RECORDED INFORMATION
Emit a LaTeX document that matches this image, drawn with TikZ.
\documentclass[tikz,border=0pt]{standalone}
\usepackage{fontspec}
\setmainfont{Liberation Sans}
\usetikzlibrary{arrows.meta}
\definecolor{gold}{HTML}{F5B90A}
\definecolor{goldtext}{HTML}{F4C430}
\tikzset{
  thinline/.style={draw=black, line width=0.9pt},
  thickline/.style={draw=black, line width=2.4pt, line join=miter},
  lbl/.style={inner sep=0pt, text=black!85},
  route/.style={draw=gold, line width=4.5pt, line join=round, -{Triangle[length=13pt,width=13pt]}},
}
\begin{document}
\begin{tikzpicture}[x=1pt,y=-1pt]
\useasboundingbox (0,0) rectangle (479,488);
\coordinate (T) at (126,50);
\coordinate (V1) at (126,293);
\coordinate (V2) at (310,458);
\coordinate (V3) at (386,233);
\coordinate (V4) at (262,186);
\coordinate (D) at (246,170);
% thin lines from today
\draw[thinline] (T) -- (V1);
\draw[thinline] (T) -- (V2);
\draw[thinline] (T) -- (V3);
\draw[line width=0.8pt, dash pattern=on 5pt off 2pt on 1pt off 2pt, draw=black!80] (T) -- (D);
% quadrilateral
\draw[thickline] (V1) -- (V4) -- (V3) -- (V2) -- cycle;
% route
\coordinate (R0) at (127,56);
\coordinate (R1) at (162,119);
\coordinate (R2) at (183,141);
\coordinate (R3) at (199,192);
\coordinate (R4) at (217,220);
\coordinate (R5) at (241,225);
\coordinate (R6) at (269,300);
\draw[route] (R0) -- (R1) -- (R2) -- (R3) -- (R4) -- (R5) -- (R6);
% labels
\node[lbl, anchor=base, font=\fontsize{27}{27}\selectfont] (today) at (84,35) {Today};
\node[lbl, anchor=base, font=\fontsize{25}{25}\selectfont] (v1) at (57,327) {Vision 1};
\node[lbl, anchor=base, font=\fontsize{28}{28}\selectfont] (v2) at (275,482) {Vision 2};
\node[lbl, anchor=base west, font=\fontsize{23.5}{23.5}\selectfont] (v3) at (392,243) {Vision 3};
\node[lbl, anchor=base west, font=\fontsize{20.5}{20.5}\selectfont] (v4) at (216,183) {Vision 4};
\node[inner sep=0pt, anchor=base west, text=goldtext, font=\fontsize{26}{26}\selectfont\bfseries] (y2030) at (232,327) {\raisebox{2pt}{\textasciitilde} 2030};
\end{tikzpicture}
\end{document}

GOAL
Write out the material exactly as given.

TASK RESPONSE
Emit a LaTeX document that matches this image, drawn with TikZ.
\documentclass[tikz,border=0pt]{standalone}
\usepackage{fontspec}
\setmainfont{Liberation Sans}
\usetikzlibrary{arrows.meta}
\definecolor{gold}{HTML}{F5B90A}
\definecolor{goldtext}{HTML}{F4C430}
\tikzset{
  thinline/.style={draw=black, line width=0.9pt},
  thickline/.style={draw=black, line width=2.4pt, line join=miter},
  lbl/.style={inner sep=0pt, text=black!85},
  route/.style={draw=gold, line width=4.5pt, line join=round, -{Triangle[length=13pt,width=13pt]}},
}
\begin{document}
\begin{tikzpicture}[x=1pt,y=-1pt]
\useasboundingbox (0,0) rectangle (479,488);
\coordinate (T) at (126,50);
\coordinate (V1) at (126,293);
\coordinate (V2) at (310,458);
\coordinate (V3) at (386,233);
\coordinate (V4) at (262,186);
\coordinate (D) at (246,170);
% thin lines from today
\draw[thinline] (T) -- (V1);
\draw[thinline] (T) -- (V2);
\draw[thinline] (T) -- (V3);
\draw[line width=0.8pt, dash pattern=on 5pt off 2pt on 1pt off 2pt, draw=black!80] (T) -- (D);
% quadrilateral
\draw[thickline] (V1) -- (V4) -- (V3) -- (V2) -- cycle;
% route
\coordinate (R0) at (127,56);
\coordinate (R1) at (162,119);
\coordinate (R2) at (183,141);
\coordinate (R3) at (199,192);
\coordinate (R4) at (217,220);
\coordinate (R5) at (241,225);
\coordinate (R6) at (269,300);
\draw[route] (R0) -- (R1) -- (R2) -- (R3) -- (R4) -- (R5) -- (R6);
% labels
\node[lbl, anchor=base, font=\fontsize{27}{27}\selectfont] (today) at (84,35) {Today};
\node[lbl, anchor=base, font=\fontsize{25}{25}\selectfont] (v1) at (57,327) {Vision 1};
\node[lbl, anchor=base, font=\fontsize{28}{28}\selectfont] (v2) at (275,482) {Vision 2};
\node[lbl, anchor=base west, font=\fontsize{23.5}{23.5}\selectfont] (v3) at (392,243) {Vision 3};
\node[lbl, anchor=base west, font=\fontsize{20.5}{20.5}\selectfont] (v4) at (216,183) {Vision 4};
\node[inner sep=0pt, anchor=base west, text=goldtext, font=\fontsize{26}{26}\selectfont\bfseries] (y2030) at (232,327) {\raisebox{2pt}{\textasciitilde} 2030};
\end{tikzpicture}
\end{document}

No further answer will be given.